Rowley, however, said in a call Thursday that Ford's decision to close Bridgend "has nothing to do with Brexit" — and the automaker would have made the same decision regardless of the Brexit outcome.

The automaker ended vehicle assembly in Britain in 2013 when it shut down its Southampton operation. Ford said Thursday the Bridgend plant would face "a cost disadvantage" compared to other Ford facilities because it's losing engine production there for Jaguar Land Rover, and because demand is declining for the new Ford engine it builds there for the Fiesta ST.

Ford will build the 1.5-liter engines for European production at an existing plant in Mexico once Bridgend closes, Rowley said. The engine plant would shutter completely by September 2020. The automaker is proposing a separation program from employees, which includes helping them find new jobs at other Ford sites.

"As a major employer in the U.K. for more than a century, we know that closing Bridgend would be difficult for many of our employees," Rowley said. "We recognise the effects it would have on their families and the communities where they live and, as a responsible employer, we are proposing a plan that would help to ease the impact."

The Bridgend decision also comes less than a month after Ford began a final round of white collar layoffs in North America. The automaker said in May that it would spend the less than a month dismissing the last 800 of 7,000 total employees as part of a global effort to trim its salaried headcount. 

Ford plans to spend $11 billion over the next few years to implement a global restructuring. The automaker also is in the process of cutting $25.5 billion in costs from engineering and other areas of the company.

Europe has been a tough market for foreign brands in recent years.
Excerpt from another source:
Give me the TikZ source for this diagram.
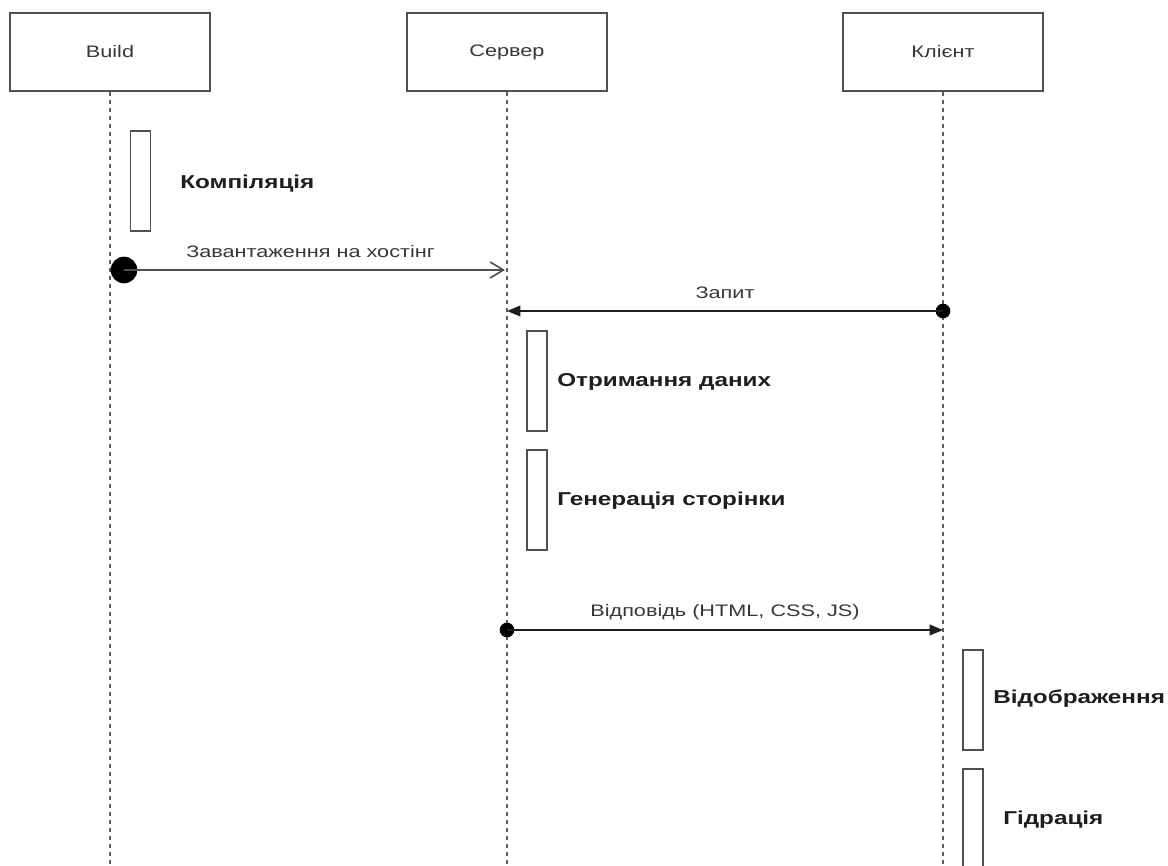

Lagging profits and the need for yet more investment to remain competitive prompted General Motors Co. CEO Mary Barra to sell the company's European Opel and Vauxhall business in 2017 to Groupe PSA SA of France. Ford has lost hundreds of millions in Europe in recent years, including $398 million there in 2018, despite being one of the best-selling brands in the United Kingdom.

Ford employs roughly 54,000 people throughout its European operations. Ford officials declined then to give an estimate of the expected headcount reduction there. The automaker said Thursday it would cut 5,000 jobs in Germany, and more than 500 salaried jobs in the U.K.

The Bridgend decision is the last "significant element" of Ford's European restructuring, Rowley said: "We are very much on track." 

Ford had previously announced plans to close its Ford Aquitaine Industries plant in Bordeaux, France, which builds transmissions. That plant will close in August. The automaker is in discussions with European labor unions regarding its Saarlouis plant in Germany.

Ford's plans for Europe include leaning on its highly-profitable commercial vehicle business there. The automaker also stands to benefit from increased production scale in Europe with a Volkswagen partnership. That partnership could also be used to expand Ford's product offering.

The Dearborn-automaker plans to consolidate its U.K. headquarters and Ford Credit Europe headquarters at the Ford Dunton Technical Center.